I called my parents.
"How could people vote for someone like that?" said my father, 84. "He made fun of people with disabilities. And people could vote for him. It says something about our country, that's for sure."
Yes it does dad.
My mother, 80, got on the phone, all defiance, explaining that this simply means the first woman president will be Elizabeth Warren.
"Dad and I will still be here in 2020," she said, "and we'll live to see that day."
I sure hope so mom, I said.
"How could this person be the president of our land?" she said.
Can't answer that one, mom.
"I'm wearing all black today and reading 'Confederacy of Dunces,'" she continued.
That's a plan. Mourn and amuse ourselves. The last Kubler-Ross stage is acceptance. This is what happened. The pieces of the vase cannot be glued back together. Is that acceptance? Or complacency, normalization? He'll be president, yes, but that doesn't mean we have to accept anything he tries to do: Barack Obama never got that courtesy. Acceptance is a luxury we can't really afford right now, a sort of privilege. Being Jewish, my rights won't be plucked away as fast as others' rights will--women, Hispanics, Muslims. But tying yourself into a knot of anguish won't help anybody.
Which is one way of viewing it. Another is that we may have lost the battle, but not the war.
The keening was endless on Facebook. I added David Remnick's mournful analysis, An American Tragedy, and Eric Zorn's excellent, grim, assessment, Can America Survive President Donald Trump? Spoiler alert: no.
I posted my column, of course, the fourth written Tuesday, as events unfolded. And then, prompted by some essential rebellious gene, the La Marseillaises scene from "Casablanca," where the German occupiers singing "Watch on the Rhine" in Rick's Cafe are drown out by the French National Anthem. Something uplifting, defiant and apt, particularly the lines from the second verse, which they never get to, "C'est nous qu'on ose méditer/De rendre à l'antique esclavage!"
Or in English: "It is us they dare plan/To return to the old slavery!"
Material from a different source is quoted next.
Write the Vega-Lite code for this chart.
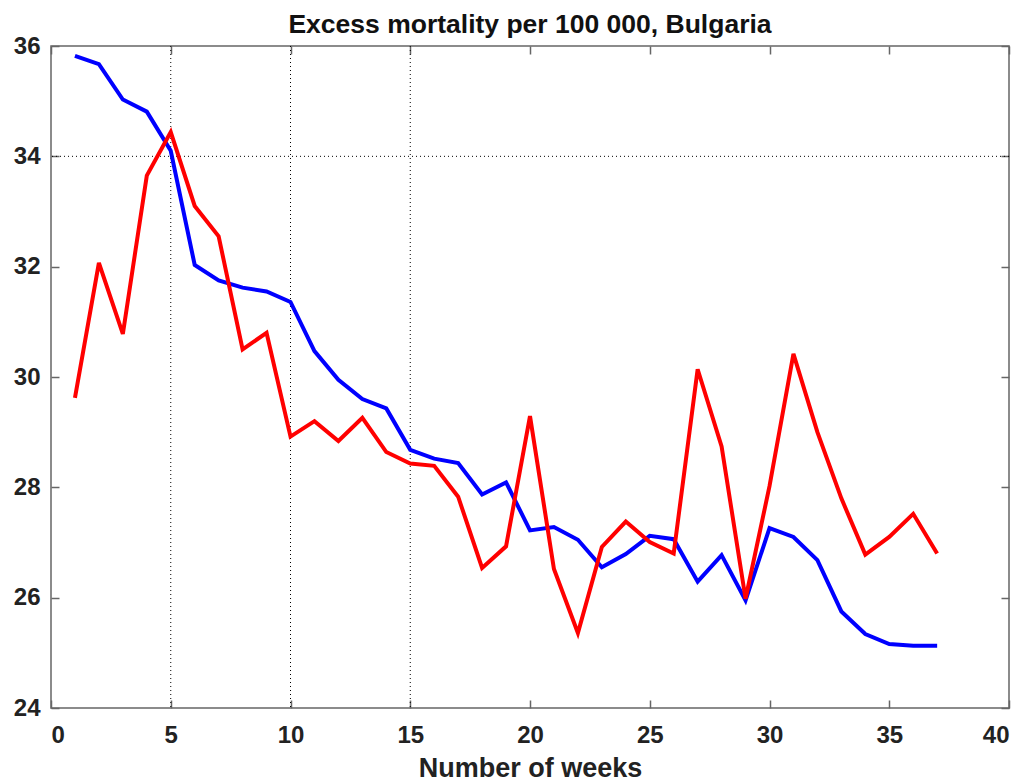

Mike Pence might lull himself to sleep thinking about cramming gays back in the closet. Donald Trump might have based his campaign on making every Hispanic citizen a suspected illegal alien, on defunding health care for poor women, or stuffing the Supreme Court with justices who'll dial back women's rights 50 years. He might have been carried to the presidency on the shoulders of the most motley band of alt-right haters to ever dart blinking into the sunlight, their ranks augmented by the grumbling dispossessed who'll swallow any flattering lies and don't sweat the details. But this isn't done yet, and they can't just start shredding modern life, not while free American citizens have a say about it. He'll be president, not king, and though he has Congress at his bidding, the struggle has not ended. It has only begun. Allons enfants de la Patrie!